Pay-per-download changes this equation. Instead of committing to an annual platform fee before knowing whether the research universe covers your sectors, you pay for what you use. A $349 transcript that informs a position sizing decision on a $10M holding has a very calculable break-even.

How to make it a process, not an event

The analysts who generate the most value from primary research treat it as an ongoing input to their process, not a tool they reach for when a thesis is stuck. Practically, this means:

  • Building a topic calendar aligned to your coverage sectors, not just reacting to news flow
  • Using earnings season to generate questions for expert calls, not just to update models
  • Systematically reading transcripts from adjacent sectors to spot cross-industry dynamics early
  • Using expert calls to stress-test, not just confirm — find the bear case from someone who knows the industry
  • Documenting expert call insights in a knowledge base so institutional knowledge compounds over time

The bottom line

Markets are more efficient than they were a decade ago. The low-hanging fruit of public data arbitrage is largely gone. What remains is the interpretive gap between what is knowable and what consensus knows — and the most reliable way to close that gap is through direct access to people with operational expertise.

Primary research is not a silver bullet.

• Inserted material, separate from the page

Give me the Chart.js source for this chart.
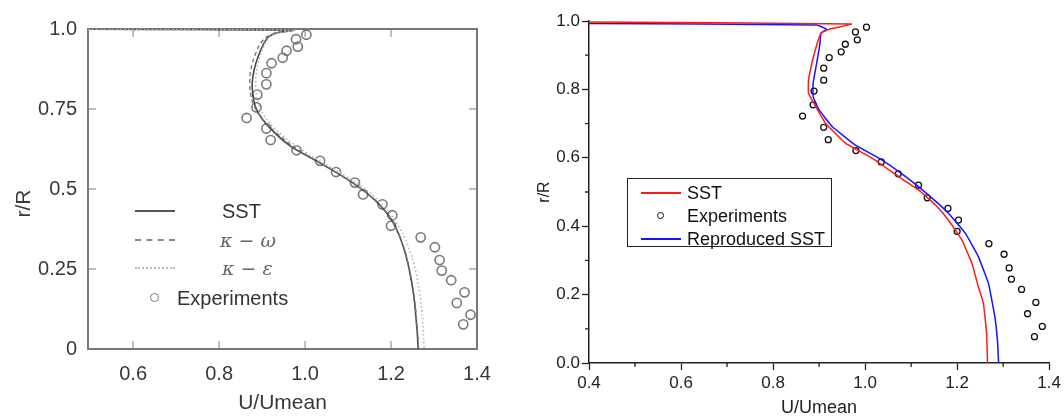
<!DOCTYPE html>
<html><head><meta charset="utf-8">
<script src="https://cdn.jsdelivr.net/npm/chart.js@4.4.1/dist/chart.umd.min.js"></script>
<style>
html,body{margin:0;padding:0;background:#fff;width:1064px;height:417px;overflow:hidden;font-family:"Liberation Sans",Arial,sans-serif;}
#wrapL{position:absolute;left:0;top:0;width:540px;height:417px;}
#wrapR{position:absolute;left:530px;top:0;width:534px;height:417px;}
.abs{position:absolute;white-space:nowrap;}
.lt{font-size:20px;line-height:24px;color:#333;}
.greek{font-family:"DejaVu Serif",serif;font-style:italic;color:#666;font-size:19px;}
#legR{position:absolute;left:627px;top:178px;width:203px;height:67px;border:1px solid #222;background:#fff;}
.rt{font-size:18px;line-height:23px;color:#111;}
</style></head><body>
<div id="wrapL"><canvas id="cL" width="540" height="417"></canvas></div>
<div id="wrapR"><canvas id="cR" width="534" height="417"></canvas></div>
<div id="legL"></div>
<div id="legR"></div>
<script>
// ---------- data ----------
const expX = [1.003,0.979,0.983,0.957,0.948,0.922,0.910,0.910,0.889,0.887,0.864,0.910,0.920,0.980,1.035,1.072,1.116,1.135,1.180,1.203,1.200,1.269,1.302,1.313,1.318,1.340,1.371,1.353,1.385,1.368];
const expY = [0.982,0.968,0.945,0.932,0.910,0.893,0.862,0.827,0.795,0.755,0.722,0.689,0.653,0.621,0.588,0.553,0.520,0.483,0.452,0.418,0.385,0.349,0.318,0.278,0.245,0.215,0.177,0.144,0.107,0.077];

// left figure (published models)
const sstLX = [0.495,0.972,0.935,0.915,0.903,0.891,0.882,0.877,0.880,0.890,0.915,0.965,1.030,1.110,1.165,1.205,1.233,1.252,1.261,1.263];
const sstLY = [0.999,0.996,0.988,0.975,0.952,0.915,0.875,0.830,0.780,0.740,0.695,0.635,0.585,0.520,0.462,0.395,0.300,0.175,0.050,0.000];
const kwX = [0.495,0.972,0.932,0.908,0.893,0.880,0.872,0.872,0.878,0.894,0.925,0.975,1.038,1.113,1.167,1.206,1.234,1.253,1.262,1.264];
const kwY = [0.999,0.996,0.988,0.973,0.948,0.905,0.860,0.810,0.770,0.730,0.685,0.630,0.580,0.518,0.460,0.394,0.299,0.174,0.049,0.000];
const keX = [0.495,0.975,0.938,0.918,0.905,0.893,0.886,0.886,0.895,0.918,0.958,1.015,1.085,1.148,1.193,1.227,1.250,1.265,1.273,1.276,1.277];
const keY = [0.999,0.996,0.988,0.975,0.950,0.905,0.855,0.800,0.752,0.705,0.655,0.603,0.548,0.492,0.432,0.362,0.282,0.192,0.100,0.030,0.000];

// right figure (reproduction)
const sstRX = [0.400,0.970,0.922,0.904,0.896,0.886,0.877,0.877,0.893,0.914,0.958,1.015,1.073,1.116,1.153,1.181,1.210,1.232,1.246,1.257,1.264,1.266];
const sstRY = [0.997,0.991,0.976,0.964,0.935,0.886,0.827,0.789,0.749,0.701,0.642,0.599,0.545,0.506,0.462,0.418,0.360,0.292,0.223,0.175,0.087,0.000];
const repX = [0.400,0.895,0.916,0.904,0.902,0.896,0.887,0.887,0.900,0.929,0.979,1.030,1.088,1.138,1.181,1.218,1.246,1.268,1.282,1.288,1.290];
const repY = [0.993,0.988,0.976,0.964,0.935,0.886,0.818,0.779,0.740,0.691,0.637,0.599,0.545,0.491,0.438,0.379,0.311,0.233,0.135,0.058,0.000];

// ticks
const leftXTicks = [0.6,0.8,1.0,1.2,1.4];
const leftXLabels = ['0.6','0.8','1.0','1.2','1.4'];
const leftYTicks = [0,0.25,0.5,0.75,1.0];
const leftYLabels = ['0','0.25','0.5','0.75','1.0'];
const rightXTicks = [0.4,0.6,0.8,1.0,1.2,1.4];
const rightXLabels = ['0.4','0.6','0.8','1.0','1.2','1.4'];
const rightYTicks = [0,0.2,0.4,0.6,0.8,1.0];
const rightYLabels = ['0.0','0.2','0.4','0.6','0.8','1.0'];
const rightXMinor = [0.5,0.7,0.9,1.1,1.3];
const rightYMinor = [0.1,0.3,0.5,0.7,0.9];

const leftNames = ['SST','κ − ω','κ − ε','Experiments'];
const rightNames = ['SST','Experiments','Reproduced SST'];
const xTitle = 'U/Umean';
const yTitle = 'r/R';

// ---------- helpers ----------
const pts = (xs, ys) => xs.map((x, i) => ({x, y: ys[i]}));
const setTicks = vals => (scale) => { scale.ticks = vals.map(v => ({value: v})); };

const leftFrame = {
  id: 'leftFrame',
  beforeDatasetsDraw(chart) {
    const {ctx, chartArea: a, scales: {x, y}} = chart;
    ctx.save();
    ctx.strokeStyle = '#a8a8a8'; ctx.lineWidth = 1.5;
    ctx.beginPath();
    x.ticks.forEach(t => { const p = x.getPixelForValue(t.value);
      ctx.moveTo(p, a.bottom); ctx.lineTo(p, a.bottom - 8);
      ctx.moveTo(p, a.top); ctx.lineTo(p, a.top + 8); });
    y.ticks.forEach(t => { const p = y.getPixelForValue(t.value);
      ctx.moveTo(a.left, p); ctx.lineTo(a.left + 8, p);
      ctx.moveTo(a.right, p); ctx.lineTo(a.right - 8, p); });
    ctx.stroke();
    ctx.strokeStyle = '#777'; ctx.lineWidth = 2;
    ctx.strokeRect(a.left, a.top, a.right - a.left, a.bottom - a.top);
    ctx.restore();
  }
};

const rightMinor = {
  id: 'rightMinor',
  afterDraw(chart) {
    const {ctx, chartArea: a, scales: {x, y}} = chart;
    ctx.save();
    ctx.strokeStyle = '#222'; ctx.lineWidth = 1.3;
    ctx.beginPath();
    rightXMinor.forEach(v => { const p = x.getPixelForValue(v); ctx.moveTo(p, a.bottom); ctx.lineTo(p, a.bottom + 4); });
    rightYMinor.forEach(v => { const p = y.getPixelForValue(v); ctx.moveTo(a.left, p); ctx.lineTo(a.left - 4, p); });
    ctx.stroke();
    ctx.restore();
  }
};

Chart.defaults.font.family = '"Liberation Sans", Arial, sans-serif';

// ---------- left chart ----------
new Chart(document.getElementById('cL'), {
  type: 'scatter',
  data: { datasets: [
    {label: leftNames[2], data: pts(keX, keY), showLine: true, borderColor: '#b4b4b4', borderWidth: 1.6, borderDash: [1.5, 2.5], pointRadius: 0, tension: 0.25, fill: false},
    {label: leftNames[1], data: pts(kwX, kwY), showLine: true, borderColor: '#777', borderWidth: 1.4, borderDash: [4, 3], pointRadius: 0, tension: 0.25, fill: false},
    {label: leftNames[0], data: pts(sstLX, sstLY), showLine: true, borderColor: '#4a4a4a', borderWidth: 1.6, pointRadius: 0, tension: 0.25, fill: false},
    {label: leftNames[3], data: pts(expX, expY), showLine: false, pointRadius: 4.6, pointBorderWidth: 1.6, pointBorderColor: '#7a7a7a', pointBackgroundColor: 'rgba(0,0,0,0)'}
  ]},
  options: {
    responsive: false, animation: false, devicePixelRatio: 1,
    layout: {padding: {top: 29, right: 63, bottom: 0, left: 0}},
    plugins: {legend: {display: false}, tooltip: {enabled: false}},
    scales: {
      x: {type: 'linear', min: 0.495, max: 1.4,
        afterBuildTicks: setTicks(leftXTicks),
        afterFit: s => { s.height = 68; },
        grid: {display: false, drawTicks: false}, border: {display: false},
        ticks: {autoSkip: false, maxRotation: 0, padding: 13, color: '#383838', font: {size: 20}, callback: (v, i) => leftXLabels[i]},
        title: {display: true, text: xTitle, color: '#383838', font: {size: 21, lineHeight: 1}, padding: {top: 0, bottom: 3}}
      },
      y: {type: 'linear', min: 0, max: 1,
        afterBuildTicks: setTicks(leftYTicks),
        afterFit: s => { s.width = 88; },
        grid: {display: false, drawTicks: false}, border: {display: false},
        ticks: {autoSkip: false, padding: 11, color: '#383838', font: {size: 20}, callback: (v, i) => leftYLabels[i]},
        title: {display: true, text: yTitle + '     ', color: '#383838', font: {size: 21, lineHeight: 1}, padding: {top: 14, bottom: 0}}
      }
    }
  },
  plugins: [leftFrame]
});

// ---------- right chart ----------
new Chart(document.getElementById('cR'), {
  type: 'scatter',
  data: { datasets: [
    {label: rightNames[0], data: pts(sstRX, sstRY), showLine: true, borderColor: '#ff1a1a', borderWidth: 1.5, pointRadius: 0, tension: 0.1, fill: false},
    {label: rightNames[2], data: pts(repX, repY), showLine: true, borderColor: '#1414ff', borderWidth: 1.5, pointRadius: 0, tension: 0.1, fill: false},
    {label: rightNames[1], data: pts(expX, expY), showLine: false, pointRadius: 3, pointBorderWidth: 1.3, pointBorderColor: '#111', pointBackgroundColor: 'rgba(0,0,0,0)'}
  ]},
  options: {
    responsive: false, animation: false, devicePixelRatio: 1,
    layout: {padding: {top: 21, right: 13, bottom: 0, left: 0}},
    plugins: {legend: {display: false}, tooltip: {enabled: false}},
    scales: {
      x: {type: 'linear', min: 0.4, max: 1.4,
        afterBuildTicks: setTicks(rightXTicks),
        afterFit: s => { s.height = 54; },
        grid: {display: true, drawOnChartArea: false, drawTicks: true, tickLength: 7, tickColor: '#222', tickWidth: 1.3},
        border: {display: true, color: '#222', width: 1.5},
        ticks: {autoSkip: false, maxRotation: 0, padding: 3, color: '#222', font: {size: 17}, callback: (v, i) => rightXLabels[i]},
        title: {display: true, text: xTitle, color: '#222', font: {size: 18, lineHeight: 1}, padding: {top: 0, bottom: 0}}
      },
      y: {type: 'linear', min: 0, max: 1,
        afterBuildTicks: setTicks(rightYTicks),
        afterFit: s => { s.width = 59; },
        grid: {display: true, drawOnChartArea: false, drawTicks: true, tickLength: 7, tickColor: '#222', tickWidth: 1.3},
        border: {display: true, color: '#222', width: 1.5},
        ticks: {autoSkip: false, padding: 2, color: '#222', font: {size: 17}, callback: (v, i) => rightYLabels[i]},
        title: {display: true, text: yTitle, color: '#222', font: {size: 16, lineHeight: 1}, padding: {top: 7, bottom: 0}}
      }
    }
  },
  plugins: [rightMinor]
});

// ---------- legends (HTML, text from the label arrays) ----------
(function () {
  const L = document.getElementById('legL');
  const rows = [211, 240, 268, 298];
  const samples = ['2px solid #555', '2px dashed #888', '2px dotted #bbb'];
  const textLeft = [222, 220, 222, 177];
  rows.forEach((cy, i) => {
    if (i < 3) {
      const s = document.createElement('div');
      s.className = 'abs';
      s.style.cssText = `left:135px;top:${cy - 1}px;width:40px;height:0;border-top:${samples[i]};`;
      L.appendChild(s);
    } else {
      const c = document.createElement('div');
      c.className = 'abs';
      c.style.cssText = `left:150px;top:${cy - 5}px;width:7px;height:7px;border:1.6px solid #7a7a7a;border-radius:50%;`;
      L.appendChild(c);
    }
    const t = document.createElement('div');
    t.className = 'abs lt' + (i === 1 || i === 2 ? ' greek' : '');
    t.style.left = textLeft[i] + 'px';
    t.style.top = (cy - 12) + 'px';
    t.textContent = leftNames[i];
    L.appendChild(t);
  });

  const R = document.getElementById('legR');
  const styles = [{line: '#ff1a1a'}, {marker: true}, {line: '#1414ff'}];
  rightNames.forEach((name, i) => {
    const cy = 14 + i * 23; // center relative to box
    if (styles[i].line) {
      const s = document.createElement('div');
      s.className = 'abs';
      s.style.cssText = `left:13px;top:${cy - 1}px;width:40px;height:0;border-top:2px solid ${styles[i].line};`;
      R.appendChild(s);
    } else {
      const c = document.createElement('div');
      c.className = 'abs';
      c.style.cssText = `left:29px;top:${cy - 4}px;width:5px;height:5px;border:1.3px solid #111;border-radius:50%;`;
      R.appendChild(c);
    }
    const t = document.createElement('div');
    t.className = 'abs rt';
    t.style.left = '59px';
    t.style.top = (cy - 11.5) + 'px';
    t.textContent = name;
    R.appendChild(t);
  });
})();
</script>
</body></html>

It requires rigorous framing of questions, proper expert selection, and careful integration with quantitative work. But it is the one input in the research stack that has not been commoditised by the same technology that commoditised everything else.

The analyst who combines the same public data as their peers with a single well-chosen expert call is not working harder. They are working differently. And in a world where the edge is scarce, different is all that matters.